When oil was discovered in the early 1930s, the Port of Corpus Christi Navigation District undertook construction of oil docks, and refineries began to appear along the Industrial Canal and at the turning basin of the Port of Corpus Christi. During the 1930s, the Port of Corpus Christi's significant cargoes shifted from cotton to petroleum and petroleum products.
By 1947, the area was producing grain sorghum, and the Corn Products Refining Company located a plant in the Port of Corpus Christi to convert the grains to syrups, starch, and sugar. Farmers were paying stiff prices to store train in Houston and Galveston, and the Port of Corpus Christi provided a self-financed grain elevator that opened in 1953. By 1959, the elevator had to be expanded.
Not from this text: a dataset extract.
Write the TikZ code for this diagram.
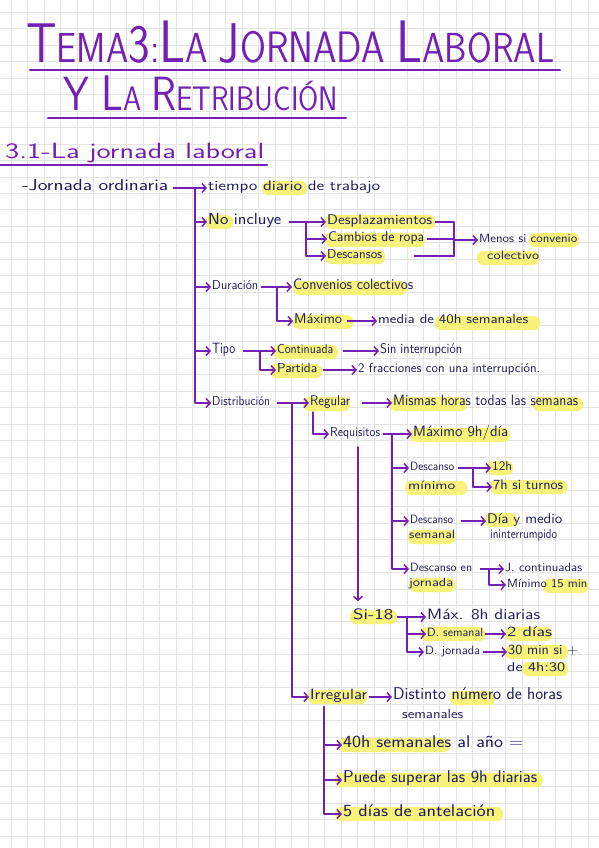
\documentclass[tikz,border=0pt]{standalone}
\usepackage{fontspec}
\usepackage{graphicx}
\usetikzlibrary{arrows.meta,calc}
\definecolor{ink}{HTML}{1E1B5C}
\definecolor{pur}{HTML}{7420B4}
\definecolor{hly}{HTML}{F7F37A}
\definecolor{gridc}{HTML}{E4E4E4}
\newcommand\hw[2]{\resizebox{#1pt}{\height}{#2}}
\newcommand\fsz[1]{\fontsize{#1}{#1}\selectfont}
\newcommand\hlt[3]{\fill[hly, rounded corners=6pt] (#1,#3-7) rectangle (#2,#3+7);}
\tikzset{
  ln/.style={draw=pur, line width=1.5pt, line cap=round, line join=round},
  arr/.style={ln, -{Straight Barb[length=4pt,width=9pt]}, shorten >=1pt},
  tx/.style={text=ink, inner sep=0pt, anchor=mid west, font=\sffamily\fsz{#1}},
  ttl/.style={text=pur, inner sep=0pt, anchor=base west, font=\sffamily},
  uline/.style={draw=pur, line width=2.4pt, line cap=round},
  gridl/.style={draw=gridc, line width=1pt}
}
\begin{document}
\begin{tikzpicture}[x=1pt,y=-1pt]
\fill[white] (0,0) rectangle (599,848);
\useasboundingbox (0,0) rectangle (599,848);
% grid
\foreach \k in {0,...,35} \draw[gridl] ({11.5+16.48*\k},0) -- ++(0,848);
\foreach \k in {0,...,50} \draw[gridl] (0,{12.2+16.48*\k}) -- ++(599,0);

% highlights
\hlt{262}{307}{188}
\hlt{206}{233}{222}
\hlt{325}{435}{222}
\hlt{325}{425}{240}
\hlt{325}{385}{257}
\hlt{529}{579}{240}
\hlt{477}{539}{258}
\hlt{293}{407}{288}
\hlt{293}{353}{322}
\hlt{435}{540}{323}
\hlt{273}{338}{352}
\hlt{270}{322}{371}
\hlt{303}{350}{404}
\hlt{390}{467}{404}
\hlt{533}{583}{404}
\hlt{410}{510}{435}
\hlt{405}{467}{488}
\hlt{487}{513}{468}
\hlt{490}{567}{487}
\hlt{408}{455}{537}
\hlt{485}{517}{520}
\hlt{409}{455}{585}
\hlt{543}{588}{586}
\hlt{350}{397}{617}
\hlt{420}{485}{634}
\hlt{505}{552}{634}
\hlt{505}{568}{652}
\hlt{522}{568}{669}
\hlt{308}{367}{697}
\hlt{450}{495}{698}
\hlt{338}{450}{745}
\hlt{335}{543}{780}
\hlt{335}{503}{814}

% titles
\node[ttl] (t1) at (26,63) {\hw{528}{\fsz{56}T\fsz{42}EMA\fsz{54}3\fsz{42}:\fsz{60}L\fsz{42}A \fsz{56}J\fsz{44}ORNADA \fsz{60}L\fsz{42}ABORAL}};
\draw[uline] (30,70) -- (560,70);
\node[ttl] (t2) at (63,111) {\hw{275}{\fsz{48}Y \fsz{50}L\fsz{34}A \fsz{48}R\fsz{34}ETRIBUCIÓN}};
\draw[uline] (48,118) -- (346,118);
\node[ttl] (t3) at (5,159) {\hw{259}{\fsz{22}3.1-La jornada laboral}};
\draw[uline] (0,165) -- (267,165);

% text nodes
\node[tx=16] (jo) at (22,188) {\hw{146}{-Jornada ordinaria}};
\node[tx=14] (ti) at (208,188) {\hw{172}{tiempo diario de trabajo}};
\node[tx=16] (ni) at (208,222) {\hw{73}{No incluye}};
\node[tx=14] (de) at (327,222) {\hw{105}{Desplazamientos}};
\node[tx=14] (ca) at (328,239) {\hw{96}{Cambios de ropa}};
\node[tx=13] (ds) at (327,256) {\hw{55}{Descansos}};
\node[tx=12] (me) at (479,240) {\hw{98}{Menos si convenio}};
\node[tx=12] (co) at (487,257) {\hw{52}{colectivo}};
\node[tx=13] (du) at (212,287) {\hw{46}{Duración}};
\node[tx=15] (cc) at (293,287) {\hw{120}{Convenios colectivos}};
\node[tx=14] (mx) at (294,321) {\hw{48}{Máximo}};
\node[tx=13] (md) at (378,321) {\hw{150}{media de 40h semanales}};
\node[tx=15] (tp) at (212,351) {\hw{23}{Tipo}};
\node[tx=13] (cn) at (277,351) {\hw{56}{Continuada}};
\node[tx=13] (pa) at (277,370) {\hw{40}{Partida}};
\node[tx=14] (si) at (380,351) {\hw{82}{Sin interrupción}};
\node[tx=13] (fr) at (358,370) {\hw{182}{2 fracciones con una interrupción.}};
\node[tx=13] (di) at (212,403) {\hw{58}{Distribución}};
\node[tx=14] (re) at (310,403) {\hw{40}{Regular}};
\node[tx=15] (mi) at (393,403) {\hw{185}{Mismas horas todas las semanas}};
\node[tx=13] (rq) at (330,434) {\hw{50}{Requisitos}};
\node[tx=15] (m9) at (413,434) {\hw{95}{Máximo 9h/día}};
\node[tx=12] (dm1) at (410,468) {\hw{44}{Descanso}};
\node[tx=12] (dm2) at (408,487) {\hw{47}{mínimo}};
\node[tx=13] (h12) at (492,468) {\hw{20}{12h}};
\node[tx=14] (h7) at (493,487) {\hw{70}{7h si turnos}};
\node[tx=12] (dsm1) at (410,521) {\hw{43}{Descanso}};
\node[tx=12] (dsm2) at (409,536) {\hw{46}{semanal}};
\node[tx=14] (dy1) at (487,521) {\hw{75}{Día y medio}};
\node[tx=13] (dy2) at (490,536) {\hw{67}{ininterrumpido}};
\node[tx=12] (dj1) at (410,569) {\hw{62}{Descanso en}};
\node[tx=12] (dj2) at (409,584) {\hw{44}{jornada}};
\node[tx=12] (jc) at (505,569) {\hw{77}{J. continuadas}};
\node[tx=12] (m15) at (507,585) {\hw{80}{Mínimo 15 min}};
\node[tx=15] (s18) at (353,617) {\hw{40}{Si-18}};
\node[tx=15] (m8) at (427,617) {\hw{113}{Máx. 8h diarias}};
\node[tx=12] (dse) at (427,634) {\hw{56}{D. semanal}};
\node[tx=14] (d2) at (507,634) {\hw{45}{2 días}};
\node[tx=12] (djo) at (425,652) {\hw{55}{D. jornada}};
\node[tx=14] (m30) at (508,652) {\hw{70}{30 min si +}};
\node[tx=13] (m30b) at (507,669) {\hw{58}{de 4h:30}};
\node[tx=15] (ir) at (310,697) {\hw{57}{Irregular}};
\node[tx=17] (dn) at (393,697) {\hw{169}{Distinto número de horas}};
\node[tx=13] (dn2) at (402,716) {\hw{61}{semanales}};
\node[tx=17] (h40) at (343,745) {\hw{180}{40h semanales al año =}};
\node[tx=17] (pu) at (343,780) {\hw{194}{Puede superar las 9h diarias}};
\node[tx=17] (d5) at (343,814) {\hw{152}{5 días de antelación}};

% main trunk
\coordinate (tx0) at (195,0);
\draw[arr, shorten <=5pt] (jo.mid east) -- (ti.mid west);
\draw[arr] (jo.mid east -| tx0) |- (di.mid west);
\foreach \n in {ni,du,tp} \draw[arr] (\n.mid west -| tx0) -- (\n.mid west);

% No incluye
\coordinate (nx) at (306,0);
\draw[ln, shorten <=8pt] (ni.mid east) -- (ni.mid east -| nx);
\draw[arr] (ni.mid east -| nx) -- (de.mid west);
\draw[arr] (ni.mid east -| nx) |- (ca.mid west);
\draw[arr] (ni.mid east -| nx) |- (ds.mid west);
% bracket
\coordinate (bx) at (454,0);
\draw[ln, shorten <=3pt] (de.mid east) -- (de.mid east -| bx) -- (ds.mid east -| bx);
\draw[ln, shorten <=3pt] (ca.mid east) -- (ca.mid east -| bx);
\draw[ln, shorten <=32pt] (ds.mid east) -- (ds.mid east -| bx);
\draw[arr] (me.mid west -| bx) -- (me.mid west);

% Duracion
\coordinate (dx) at (277,0);
\draw[arr, shorten <=3pt] (du.mid east) -- (cc.mid west);
\draw[arr] (du.mid east -| dx) |- (mx.mid west);
\draw[arr, shorten <=5pt] (mx.mid east) -- (md.mid west);

% Tipo
\coordinate (px) at (260,0);
\draw[arr, shorten <=8pt] (tp.mid east) -- (cn.mid west);
\draw[arr] (tp.mid east -| px) |- (pa.mid west);
\draw[arr, shorten <=10pt] (cn.mid east) -- (si.mid west);
\draw[arr, shorten <=6pt] (pa.mid east) -- (fr.mid west);

% Distribucion
\coordinate (rx0) at (292,0);
\draw[arr, shorten <=7pt] (di.mid east) -- (re.mid west);
\draw[arr] (di.mid east -| rx0) |- (ir.mid west);
\draw[arr, shorten <=12pt] (re.mid east) -- (mi.mid west);
\coordinate (rqx) at (313,412);
\draw[arr] (rqx) |- (rq.mid west);

% Requisitos
\coordinate (qx) at (392,0);
\draw[arr, shorten <=3pt] (rq.mid east) -- (m9.mid west);
\draw[arr] (rq.mid east -| qx) |- (dm1.mid west);
\draw[arr] (rq.mid east -| qx) |- (dsm1.mid west);
\draw[arr] (rq.mid east -| qx) |- (dj1.mid west);
\coordinate (sa) at (358,447);
\draw[arr] (sa) -- ($(sa |- s18.north)+(0,-6)$);

% Descanso minimo
\coordinate (mx2) at (473,0);
\draw[arr, shorten <=4pt] (dm1.mid east) -- (h12.mid west);
\draw[arr] (dm1.mid east -| mx2) |- (h7.mid west);
% Descanso semanal
\draw[arr, shorten <=8pt] (dsm1.mid east) -- (dy1.mid west);
% Descanso en jornada
\coordinate (jx) at (489,0);
\draw[ln, shorten <=8pt] (dj1.mid east) -- (dj1.mid east -| jx);
\draw[arr] (dj1.mid east -| jx) -- (jc.mid west);
\draw[arr] (dj1.mid east -| jx) |- (m15.mid west);

% Si-18
\coordinate (sx) at (407,0);
\draw[arr, shorten <=4pt] (s18.mid east) -- (m8.mid west);
\draw[arr] (s18.mid east -| sx) |- (dse.mid west);
\draw[arr] (s18.mid east -| sx) |- (djo.mid west);
\draw[arr, shorten <=2pt] (dse.mid east) -- (d2.mid west);
\draw[arr, shorten <=3pt] (djo.mid east) -- (m30.mid west);

% Irregular
\draw[arr, shorten <=2pt] (ir.mid east) -- (dn.mid west);
\coordinate (ix) at (324,707);
\draw[arr] (ix) |- (h40.mid west);
\draw[arr] (ix) |- (pu.mid west);
\draw[arr] (ix) |- (d5.mid west);
\end{tikzpicture}
\end{document}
When the Port of Corpus Christi was built in 1925, large ships were blocked from entering the port by a two-lane highway bridge and a railroad bridge. To allow large ships to enter the Port of Corpus Christi, the Bascule Bridge was built with a vertical height about 14 feet above the water. Adequate for ships of the time, by the 1950s, the bridge had become known as the "Bascule Bridge Bottleneck" because modern ships could not enter the port. The Port of Corpus Christi desperately needed an unobstructed entry for ocean-going vessels. The result was the Upper Harbor Lift Bridge, a high-lift bridge accommodating both vehicles and railroad.
The Port of Corpus Christi was designated a Foreign Trade Zone in 1985. It was also selected as homeport for the US Navy's Gulf of Mexico battle action group. Throughout the 1980s and 1990s, the Port focused on diversifying its cargo-handling capacity. The Port built a 9.3 thousand square meter refrigerated warehouse on the north side of the channel where imports and exports are traded with Latin America, Mexico, Europe, Russia, and Africa as well as other areas of the United States. Further, the Port of Corpus Christi renovated cargo docks to create a multi-purpose cruise terminal and meeting facility.